Na natureza, os animais possuem formas diferentes para se proteger e escapar dos seus predadores. Alguns possuem a cor parecida com a do ambiente, dificultando serem vistos; uns têm espinhos; outros têm veneno; há, ainda, aqueles que podem partir por vontade própria uma parte do corpo para escapar do perigo, como as lagartixas podendo assim regenerar a sua parte mutilada. No livro, a Osga está em busca de encontrar as memórias de suas outras vidas de forma a se regenerar. Na casa, ela está sempre na posição de observadora relatando ao leitor as suas impressões diante dos personagens e acontecimentos.
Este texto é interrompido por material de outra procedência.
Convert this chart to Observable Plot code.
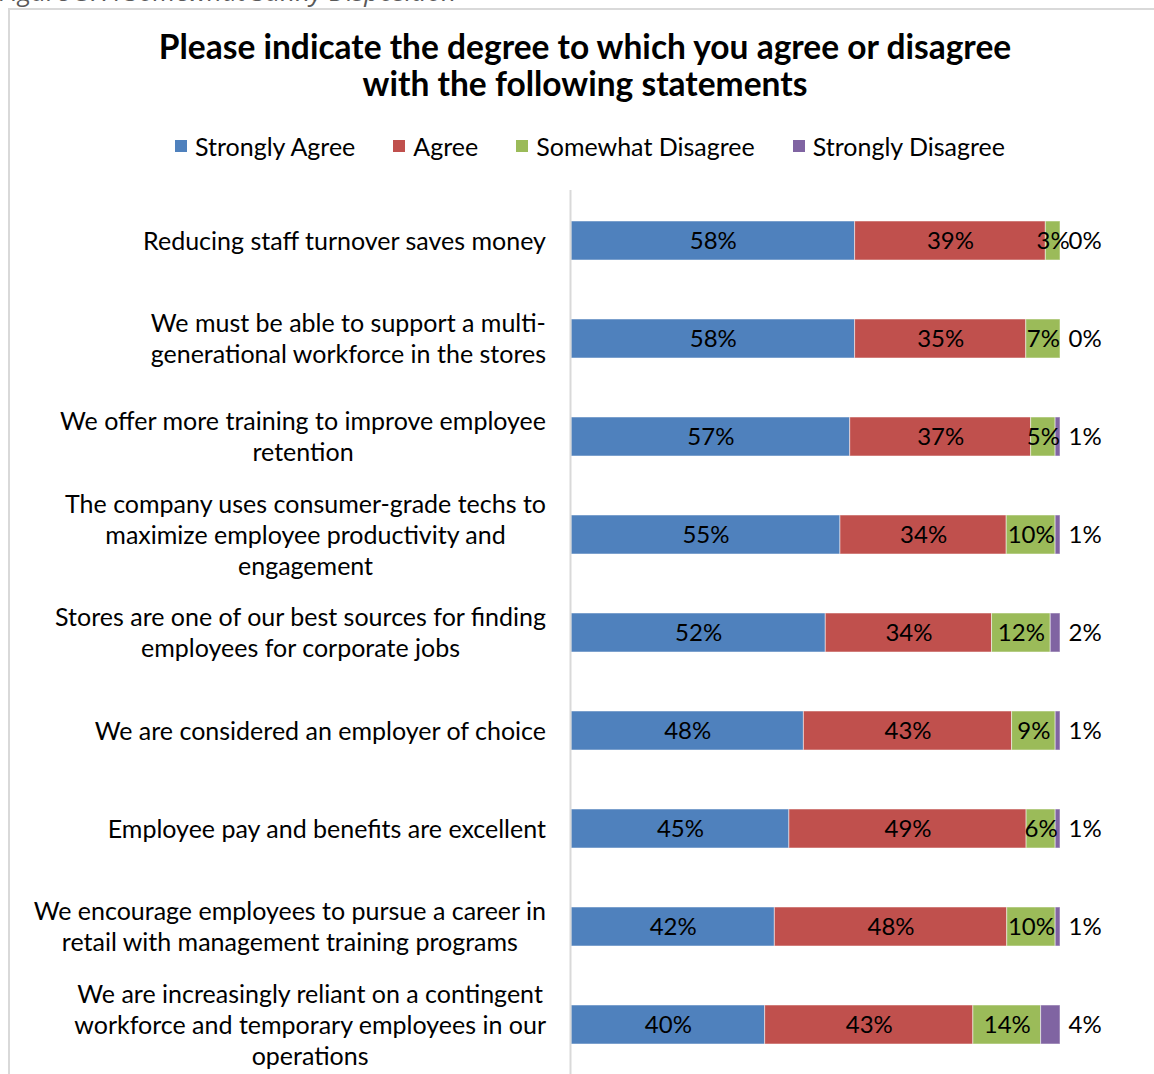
<!DOCTYPE html>
<html><head><meta charset="utf-8">
<script src="https://cdn.jsdelivr.net/npm/d3@7"></script>
<script src="https://cdn.jsdelivr.net/npm/@observablehq/plot@0.6"></script>
<style>
html,body{margin:0;padding:0;background:#fff;}
body{width:1154px;height:1074px;overflow:hidden;position:relative;font-family:Lato,"Open Sans",sans-serif;color:#000;}
#caption{position:absolute;left:-1px;top:-27px;font-family:"Open Sans",sans-serif;font-style:italic;font-size:26px;color:#595959;white-space:nowrap;}
#frame{position:absolute;left:8px;top:8px;width:1300px;height:1300px;border:2px solid #d9d9d9;box-sizing:border-box;}
#title{position:absolute;top:28px;left:0;width:1170px;text-align:center;font-weight:bold;font-size:33.5px;line-height:37px;}
#legend{position:absolute;top:130px;left:0;width:1180px;display:flex;justify-content:center;gap:38px;font-size:25px;line-height:32px;}
#legend .item{display:flex;align-items:center;gap:8px;}
#legend .sw{width:12px;height:12px;display:inline-block;}
#chart{position:absolute;top:190px;left:0;}
</style></head>
<body>
<div id="caption">Figure 3: A Somewhat Sunny Disposition</div>
<div id="frame"></div>
<div id="title">Please indicate the degree to which you agree or disagree<br>with the following statements</div>
<div id="legend"></div>
<div id="chart"></div>
<script>
const statements = [
  "Reducing staff turnover saves money",
  "We must be able to support a multi-\ngenerational workforce in the stores",
  "We offer more training to improve employee\nretention",
  "The company uses consumer-grade techs to\nmaximize employee productivity and\nengagement",
  "Stores are one of our best sources for finding\nemployees for corporate jobs",
  "We are considered an employer of choice",
  "Employee pay and benefits are excellent",
  "We encourage employees to pursue a career in\nretail with management training programs",
  "We are increasingly reliant on a contingent\nworkforce and temporary employees in our\noperations"
];
const seriesNames = ["Strongly Agree", "Agree", "Somewhat Disagree", "Strongly Disagree"];
const seriesColors = ["#4F81BD", "#C0504D", "#9BBB59", "#8064A2"];
const stronglyAgree    = [58, 58, 57, 55, 52, 48, 45, 42, 40];
const agree            = [39, 35, 37, 34, 34, 43, 49, 48, 43];
const somewhatDisagree = [3, 7, 5, 10, 12, 9, 6, 10, 14];
const stronglyDisagree = [0, 0, 1, 1, 2, 1, 1, 1, 4];

const seriesValues = [stronglyAgree, agree, somewhatDisagree, stronglyDisagree];
const data = [];
statements.forEach((s, i) => {
  seriesNames.forEach((name, j) => data.push({statement: s, series: name, value: seriesValues[j][i]}));
});
const sdData = statements.map((s, i) => ({statement: s, value: stronglyDisagree[i]}));

// legend
const legend = document.getElementById("legend");
seriesNames.forEach((n, i) => {
  const it = document.createElement("div");
  it.className = "item";
  it.innerHTML = `<span class="sw" style="background:${seriesColors[i]}"></span><span>${n}</span>`;
  legend.appendChild(it);
});

const stackOpts = {x: "value", y: "statement", z: "series", order: seriesNames, offset: "normalize"};
const chart = Plot.plot({
  width: 1154,
  height: 886,
  marginLeft: 571,
  marginRight: 94,
  marginTop: 0,
  marginBottom: 0,
  style: {fontFamily: "Lato, 'Open Sans', sans-serif", background: "transparent"},
  x: {axis: null},
  y: {domain: statements, axis: null, paddingInner: 0.6, paddingOuter: 0.309},
  color: {domain: seriesNames, range: seriesColors},
  marks: [
    Plot.barX(data, Plot.stackX({...stackOpts, fill: "series", stroke: "#ffffff", strokeOpacity: 0.5, strokeWidth: 1})),
    Plot.text(data, Plot.stackX({...stackOpts,
      text: d => d.series === "Strongly Disagree" ? null : d.value + "%",
      fill: "#000", fontSize: 24})),
    Plot.text(sdData, {x: () => 1, y: "statement", text: d => d.value + "%", textAnchor: "start", dx: 8, fill: "#000", fontSize: 24}),
    Plot.ruleX([0], {stroke: "#d9d9d9", strokeWidth: 2, dx: -1}),
    Plot.text(statements, {y: d => d, text: d => d, frameAnchor: "left", textAnchor: "middle", fill: "#000", fontSize: 25, lineHeight: 1.24, dy: -1})
  ]
});
document.getElementById("chart").appendChild(chart);

// align each wrapped (centered) label block so its right edge sits just left of the axis
function alignLabels() {
  const groups = chart.querySelectorAll(":scope > g");
  const labelGroup = groups[groups.length - 1];
  const svgRect = chart.getBoundingClientRect();
  labelGroup.querySelectorAll("text").forEach(t => {
    if (!t.dataset.base) t.dataset.base = t.getAttribute("transform") || "";
    t.setAttribute("transform", t.dataset.base);
    const r = t.getBoundingClientRect();
    const shift = 546 - (r.right - svgRect.left);
    t.setAttribute("transform", `translate(${shift},0) ${t.dataset.base}`);
  });
}
alignLabels();
if (document.fonts && document.fonts.ready) document.fonts.ready.then(alignLabels);
</script>
</body></html>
Como a osga que pode partir por vontade própria uma parte do corpo para escapar do perigo e, assim, regenerar a sua parte mutilada, também como Felix que regenera o passado das pessoas e camufla a sua, assim como uma osga ao se sentir ameaçada.
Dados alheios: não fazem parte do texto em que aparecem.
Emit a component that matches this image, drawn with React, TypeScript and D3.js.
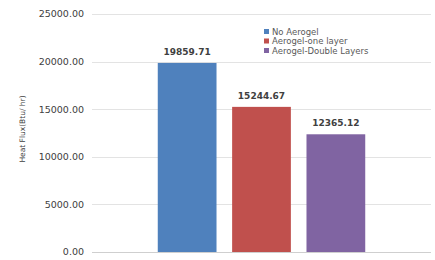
import React, { useEffect, useRef } from 'react'
import * as d3 from 'd3'

// Chart data
const categories = ['']
const seriesNames = ['No Aerogel', 'Aerogel-one layer', 'Aerogel-Double Layers']
const seriesValues = [19859.71, 15244.67, 12365.12]
const yTicks = [0, 5000, 10000, 15000, 20000, 25000]
const colors = ['#4f81bd', '#c0504d', '#8064a2']

const W = 435
const H = 260

export default function App() {
  const svgRef = useRef<SVGSVGElement>(null)

  useEffect(() => {
    const svg = d3.select(svgRef.current)
    svg.selectAll('*').remove()

    const margin = { top: 14, right: 4, bottom: 8, left: 92 }
    const plotW = W - margin.left - margin.right
    const plotH = H - margin.top - margin.bottom

    const y = d3.scaleLinear().domain([0, 25000]).range([plotH, 0])

    // one category holding a cluster of three series
    const x0 = d3.scaleBand().domain(categories).range([0, plotW])
      .paddingInner(0).paddingOuter(0.317)
    const x1 = d3.scaleBand().domain(seriesNames).range([0, x0.bandwidth()])
      .paddingInner(0.21).paddingOuter(0)

    const g = svg.append('g')
      .attr('transform', `translate(${margin.left},${margin.top})`)

    // gridlines
    g.selectAll('.grid')
      .data(yTicks)
      .enter().append('line')
      .attr('x1', 0).attr('x2', plotW)
      .attr('y1', d => Math.round(y(d)) + 0.5)
      .attr('y2', d => Math.round(y(d)) + 0.5)
      .attr('stroke', d => d === 0 ? '#cfcfcf' : '#e3e3e3')
      .attr('stroke-width', 1)

    // y tick labels
    g.selectAll('.ytick')
      .data(yTicks)
      .enter().append('text')
      .attr('x', -8)
      .attr('y', d => y(d))
      .attr('dy', '0.35em')
      .attr('text-anchor', 'end')
      .attr('font-family', 'DejaVu Sans')
      .attr('font-size', 9.5)
      .attr('fill', '#404040')
      .text(d => d3.format('.2f')(d))

    // y axis title
    svg.append('text')
      .attr('transform', `translate(25,${margin.top + plotH / 2 - 4}) rotate(-90)`)
      .attr('text-anchor', 'middle')
      .attr('font-family', 'DejaVu Sans')
      .attr('font-size', 7.5)
      .attr('fill', '#404040')
      .text('Heat Flux(Btu/ hr)')

    const cluster = g.selectAll('.cluster')
      .data(categories)
      .enter().append('g')
      .attr('transform', d => `translate(${x0(d)},0)`)

    // bars
    cluster.selectAll('rect')
      .data(seriesNames.map((s, i) => ({ s, v: seriesValues[i], c: colors[i] })))
      .enter().append('rect')
      .attr('x', d => x1(d.s)!)
      .attr('width', x1.bandwidth())
      .attr('y', d => y(d.v))
      .attr('height', d => plotH - y(d.v))
      .attr('fill', d => d.c)

    // value labels
    cluster.selectAll('.val')
      .data(seriesNames.map((s, i) => ({ s, v: seriesValues[i] })))
      .enter().append('text')
      .attr('x', d => x1(d.s)! + x1.bandwidth() / 2)
      .attr('y', d => y(d.v) - 8)
      .attr('text-anchor', 'middle')
      .attr('font-family', 'DejaVu Sans')
      .attr('font-weight', 'bold')
      .attr('font-size', 9)
      .attr('fill', '#404040')
      .text(d => d3.format('.2f')(d.v))

    // legend
    const legend = svg.append('g').attr('transform', 'translate(262,25)')
    legend.append('rect')
      .attr('x', 0).attr('y', 0).attr('width', 132).attr('height', 32)
      .attr('fill', '#fff')
    const item = legend.selectAll('.item')
      .data(seriesNames)
      .enter().append('g')
      .attr('transform', (d, i) => `translate(0,${7 + i * 9.5})`)
    item.append('rect')
      .attr('x', 2).attr('y', -3).attr('width', 5).attr('height', 5)
      .attr('fill', (d, i) => colors[i])
    item.append('text')
      .attr('x', 10)
      .attr('y', 0)
      .attr('dy', '0.35em')
      .attr('font-family', 'DejaVu Sans')
      .attr('font-size', 8.5)
      .attr('fill', '#595959')
      .text(d => d)
  }, [])

  return (
    <svg ref={svgRef} width={W} height={H}
      style={{ position: 'absolute', left: 0, top: 0, background: '#fff' }} />
  )
}
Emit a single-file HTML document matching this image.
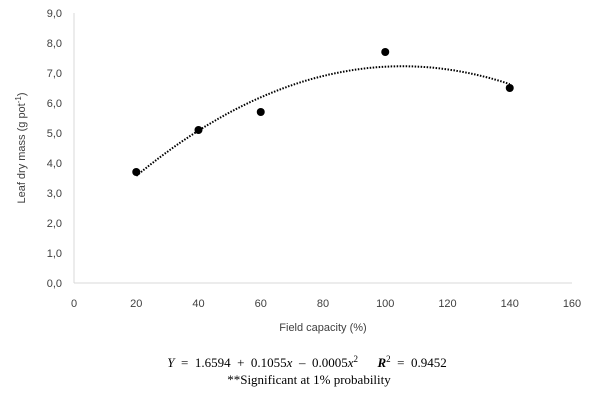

No romance há várias peripécias, Felix ventura ao atender um estrangeiro que bate a sua porta, conhece o homem que o procura, este, o procura porque sabe que o albino constrói passado às pessoas, conversam e, lhe faz uma proposta ofertando-lhe uma boa quantia em dinheiro para que construa o seu passado.
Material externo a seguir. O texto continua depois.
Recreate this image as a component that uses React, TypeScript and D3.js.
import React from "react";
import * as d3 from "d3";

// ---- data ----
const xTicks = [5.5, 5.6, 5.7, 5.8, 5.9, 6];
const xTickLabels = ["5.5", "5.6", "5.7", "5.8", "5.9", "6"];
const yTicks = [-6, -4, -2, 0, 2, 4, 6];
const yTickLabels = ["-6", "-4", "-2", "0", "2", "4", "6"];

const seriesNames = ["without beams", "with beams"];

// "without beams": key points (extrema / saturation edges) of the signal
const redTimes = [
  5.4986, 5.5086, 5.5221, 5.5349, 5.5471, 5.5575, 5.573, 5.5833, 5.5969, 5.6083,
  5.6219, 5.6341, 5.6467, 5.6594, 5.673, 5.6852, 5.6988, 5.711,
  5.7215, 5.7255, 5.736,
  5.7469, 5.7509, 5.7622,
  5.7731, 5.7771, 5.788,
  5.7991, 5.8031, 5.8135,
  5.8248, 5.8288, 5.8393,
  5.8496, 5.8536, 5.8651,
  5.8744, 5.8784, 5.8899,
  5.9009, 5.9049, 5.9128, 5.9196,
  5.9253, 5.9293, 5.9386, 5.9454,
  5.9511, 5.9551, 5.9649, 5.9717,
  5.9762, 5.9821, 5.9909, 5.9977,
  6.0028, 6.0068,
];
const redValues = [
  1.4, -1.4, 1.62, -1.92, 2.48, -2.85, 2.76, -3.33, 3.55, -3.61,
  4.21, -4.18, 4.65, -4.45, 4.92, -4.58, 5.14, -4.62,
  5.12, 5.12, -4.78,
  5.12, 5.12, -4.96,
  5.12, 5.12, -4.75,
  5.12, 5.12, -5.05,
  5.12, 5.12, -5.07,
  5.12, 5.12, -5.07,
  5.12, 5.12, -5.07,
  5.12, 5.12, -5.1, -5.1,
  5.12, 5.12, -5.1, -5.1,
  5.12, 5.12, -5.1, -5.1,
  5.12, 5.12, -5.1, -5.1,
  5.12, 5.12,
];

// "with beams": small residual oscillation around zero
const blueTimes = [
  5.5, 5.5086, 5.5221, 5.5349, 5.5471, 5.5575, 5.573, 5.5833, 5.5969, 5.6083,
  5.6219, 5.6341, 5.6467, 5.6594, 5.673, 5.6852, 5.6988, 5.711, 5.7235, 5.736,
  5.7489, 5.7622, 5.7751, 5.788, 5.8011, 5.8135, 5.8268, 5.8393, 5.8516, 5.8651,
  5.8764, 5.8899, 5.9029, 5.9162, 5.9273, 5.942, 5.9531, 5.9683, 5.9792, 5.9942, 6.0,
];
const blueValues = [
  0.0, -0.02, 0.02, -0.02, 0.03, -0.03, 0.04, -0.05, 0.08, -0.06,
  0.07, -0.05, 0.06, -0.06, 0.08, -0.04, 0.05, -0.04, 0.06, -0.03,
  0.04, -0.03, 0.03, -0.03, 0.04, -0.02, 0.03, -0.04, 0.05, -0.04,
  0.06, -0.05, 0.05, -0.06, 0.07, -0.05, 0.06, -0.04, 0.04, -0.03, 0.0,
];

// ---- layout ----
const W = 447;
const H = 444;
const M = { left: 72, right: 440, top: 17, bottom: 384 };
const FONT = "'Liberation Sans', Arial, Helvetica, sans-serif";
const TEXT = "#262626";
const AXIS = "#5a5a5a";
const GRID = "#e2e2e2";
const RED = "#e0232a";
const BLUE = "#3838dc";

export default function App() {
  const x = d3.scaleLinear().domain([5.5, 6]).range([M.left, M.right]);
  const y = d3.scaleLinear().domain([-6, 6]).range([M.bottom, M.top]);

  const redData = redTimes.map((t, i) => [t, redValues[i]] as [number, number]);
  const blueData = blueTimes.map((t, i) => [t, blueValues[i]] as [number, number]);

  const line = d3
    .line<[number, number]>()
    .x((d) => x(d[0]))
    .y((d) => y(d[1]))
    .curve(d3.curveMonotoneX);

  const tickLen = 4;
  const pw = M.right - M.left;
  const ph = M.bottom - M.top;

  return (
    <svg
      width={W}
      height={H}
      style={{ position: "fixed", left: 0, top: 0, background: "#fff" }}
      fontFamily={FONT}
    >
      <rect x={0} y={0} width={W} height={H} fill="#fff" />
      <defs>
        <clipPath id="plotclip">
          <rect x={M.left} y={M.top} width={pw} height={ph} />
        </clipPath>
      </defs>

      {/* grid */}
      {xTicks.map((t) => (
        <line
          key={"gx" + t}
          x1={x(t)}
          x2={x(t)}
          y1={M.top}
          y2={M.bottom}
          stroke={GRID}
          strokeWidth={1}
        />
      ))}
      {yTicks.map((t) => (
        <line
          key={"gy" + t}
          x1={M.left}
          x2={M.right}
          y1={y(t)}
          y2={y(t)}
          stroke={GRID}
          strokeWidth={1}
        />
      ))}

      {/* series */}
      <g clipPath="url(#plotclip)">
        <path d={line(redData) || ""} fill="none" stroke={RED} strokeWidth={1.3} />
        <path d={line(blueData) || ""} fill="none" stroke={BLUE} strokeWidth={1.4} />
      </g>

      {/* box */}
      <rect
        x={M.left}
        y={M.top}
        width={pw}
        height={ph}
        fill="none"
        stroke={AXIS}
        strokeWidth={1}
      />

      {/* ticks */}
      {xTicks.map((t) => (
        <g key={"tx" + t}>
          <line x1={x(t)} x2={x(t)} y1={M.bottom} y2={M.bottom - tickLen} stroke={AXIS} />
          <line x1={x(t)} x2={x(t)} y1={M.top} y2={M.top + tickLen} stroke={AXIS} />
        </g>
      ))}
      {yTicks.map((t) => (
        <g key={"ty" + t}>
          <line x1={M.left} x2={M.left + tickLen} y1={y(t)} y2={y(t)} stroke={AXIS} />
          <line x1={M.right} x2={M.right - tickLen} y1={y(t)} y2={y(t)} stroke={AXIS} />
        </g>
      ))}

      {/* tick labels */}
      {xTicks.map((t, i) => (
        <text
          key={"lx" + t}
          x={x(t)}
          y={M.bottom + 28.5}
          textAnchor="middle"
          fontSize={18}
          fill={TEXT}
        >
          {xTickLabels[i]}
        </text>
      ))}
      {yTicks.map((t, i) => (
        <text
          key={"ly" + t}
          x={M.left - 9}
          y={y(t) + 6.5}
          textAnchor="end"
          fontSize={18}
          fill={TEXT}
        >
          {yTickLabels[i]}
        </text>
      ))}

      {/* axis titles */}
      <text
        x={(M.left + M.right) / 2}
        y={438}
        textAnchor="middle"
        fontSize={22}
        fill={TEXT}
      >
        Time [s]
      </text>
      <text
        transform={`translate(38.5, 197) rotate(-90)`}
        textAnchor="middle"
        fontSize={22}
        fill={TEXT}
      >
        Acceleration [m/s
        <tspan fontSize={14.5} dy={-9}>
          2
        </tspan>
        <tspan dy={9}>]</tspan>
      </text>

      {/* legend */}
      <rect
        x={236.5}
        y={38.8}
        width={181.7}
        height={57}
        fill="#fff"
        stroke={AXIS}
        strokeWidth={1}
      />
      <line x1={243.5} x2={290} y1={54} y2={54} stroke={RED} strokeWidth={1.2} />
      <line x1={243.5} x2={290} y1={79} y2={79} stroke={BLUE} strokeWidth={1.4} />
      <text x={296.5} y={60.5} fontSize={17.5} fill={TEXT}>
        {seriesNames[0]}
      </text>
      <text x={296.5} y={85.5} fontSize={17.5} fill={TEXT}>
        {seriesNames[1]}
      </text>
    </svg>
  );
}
A narrativa segue na seqüência em que os fatos vão acontecendo em torno da busca do estrangeiro por sua nova mãe, a partir do momento em que Felix o transforma em José Buchmann, natural da Chibia, 52 anos, fotografo profissional. Ele procura saber mais a respeito do seu passado construído por Felix Ventura a partir do nome da mãe, fotos e de pistas que Felix lhe dá em sua nova história, trilha um caminho em que o homem vai em busca de saber do paradeiro da mulher por quem procura. É evidente na narrativa da obra a busca da identidade do indivíduo a partir de suas raízes genealógicas em uma sociedade com características multiculturalista.

Esta é uma dica de leitura que vale a pena realizar. Encrementada de uma pitada de muito bom humor. Espero que todos gostem!!!!